- _RECORDS TO PROCESS_:
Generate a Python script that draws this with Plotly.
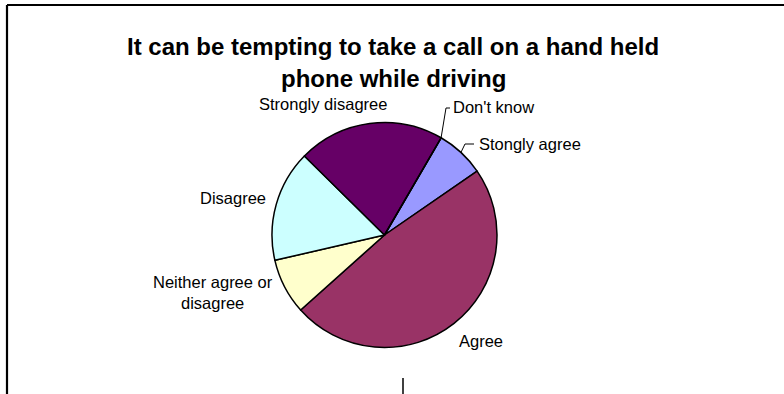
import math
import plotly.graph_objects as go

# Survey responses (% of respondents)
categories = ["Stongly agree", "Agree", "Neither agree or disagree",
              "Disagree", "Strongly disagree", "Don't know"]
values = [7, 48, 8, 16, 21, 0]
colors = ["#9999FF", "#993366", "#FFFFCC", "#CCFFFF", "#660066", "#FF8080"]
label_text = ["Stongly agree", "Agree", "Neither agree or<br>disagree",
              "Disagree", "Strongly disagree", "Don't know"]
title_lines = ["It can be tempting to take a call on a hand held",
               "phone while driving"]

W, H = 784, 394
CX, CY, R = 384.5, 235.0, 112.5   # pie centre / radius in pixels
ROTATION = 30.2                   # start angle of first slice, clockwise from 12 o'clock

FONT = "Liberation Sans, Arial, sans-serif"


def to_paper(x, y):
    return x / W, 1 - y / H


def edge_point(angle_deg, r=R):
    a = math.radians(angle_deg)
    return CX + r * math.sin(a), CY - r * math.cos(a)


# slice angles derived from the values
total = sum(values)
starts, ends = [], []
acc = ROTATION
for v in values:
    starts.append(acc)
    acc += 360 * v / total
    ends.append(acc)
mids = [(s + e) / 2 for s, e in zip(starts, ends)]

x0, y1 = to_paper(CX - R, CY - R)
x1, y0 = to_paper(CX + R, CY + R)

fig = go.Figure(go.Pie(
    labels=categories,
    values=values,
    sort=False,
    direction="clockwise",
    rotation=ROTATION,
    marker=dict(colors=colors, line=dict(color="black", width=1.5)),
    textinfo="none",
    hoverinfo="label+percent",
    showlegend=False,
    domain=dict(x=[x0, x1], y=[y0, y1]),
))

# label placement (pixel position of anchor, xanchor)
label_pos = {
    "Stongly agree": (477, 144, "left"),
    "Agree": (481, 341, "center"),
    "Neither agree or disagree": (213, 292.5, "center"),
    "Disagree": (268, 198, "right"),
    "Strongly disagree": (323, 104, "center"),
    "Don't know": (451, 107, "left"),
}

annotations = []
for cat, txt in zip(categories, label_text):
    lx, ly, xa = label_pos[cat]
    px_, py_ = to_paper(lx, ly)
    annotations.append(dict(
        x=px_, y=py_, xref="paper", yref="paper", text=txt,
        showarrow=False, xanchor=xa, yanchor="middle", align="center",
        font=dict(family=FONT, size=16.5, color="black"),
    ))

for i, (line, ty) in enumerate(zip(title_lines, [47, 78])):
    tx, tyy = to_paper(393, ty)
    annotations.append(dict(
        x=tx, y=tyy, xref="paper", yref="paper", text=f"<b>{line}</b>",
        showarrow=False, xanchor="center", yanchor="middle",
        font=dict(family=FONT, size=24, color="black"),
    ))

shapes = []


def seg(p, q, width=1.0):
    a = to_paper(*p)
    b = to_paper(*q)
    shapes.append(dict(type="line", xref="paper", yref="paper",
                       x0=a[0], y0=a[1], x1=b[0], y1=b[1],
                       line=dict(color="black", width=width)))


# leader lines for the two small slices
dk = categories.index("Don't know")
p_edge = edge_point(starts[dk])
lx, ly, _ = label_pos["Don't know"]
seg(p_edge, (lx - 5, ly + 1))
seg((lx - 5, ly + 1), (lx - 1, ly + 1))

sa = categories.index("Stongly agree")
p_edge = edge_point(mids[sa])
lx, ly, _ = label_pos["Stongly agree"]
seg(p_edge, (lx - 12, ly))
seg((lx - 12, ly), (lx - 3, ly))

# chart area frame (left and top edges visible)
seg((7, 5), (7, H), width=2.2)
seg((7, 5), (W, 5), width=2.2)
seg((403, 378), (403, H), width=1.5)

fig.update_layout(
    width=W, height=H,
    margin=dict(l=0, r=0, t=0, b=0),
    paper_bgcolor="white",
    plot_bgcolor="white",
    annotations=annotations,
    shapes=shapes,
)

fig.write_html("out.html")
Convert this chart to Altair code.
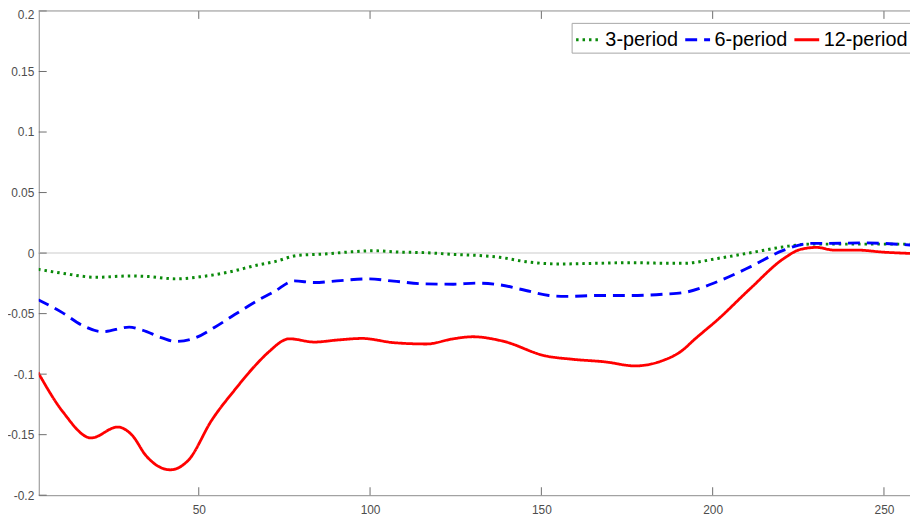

- _GOAL_: Copy out each line of the material that holds the word "this".

- _ANSWER BELOW_:
Generate a Python script that draws this with Plotly.
Convert this chart to Altair code.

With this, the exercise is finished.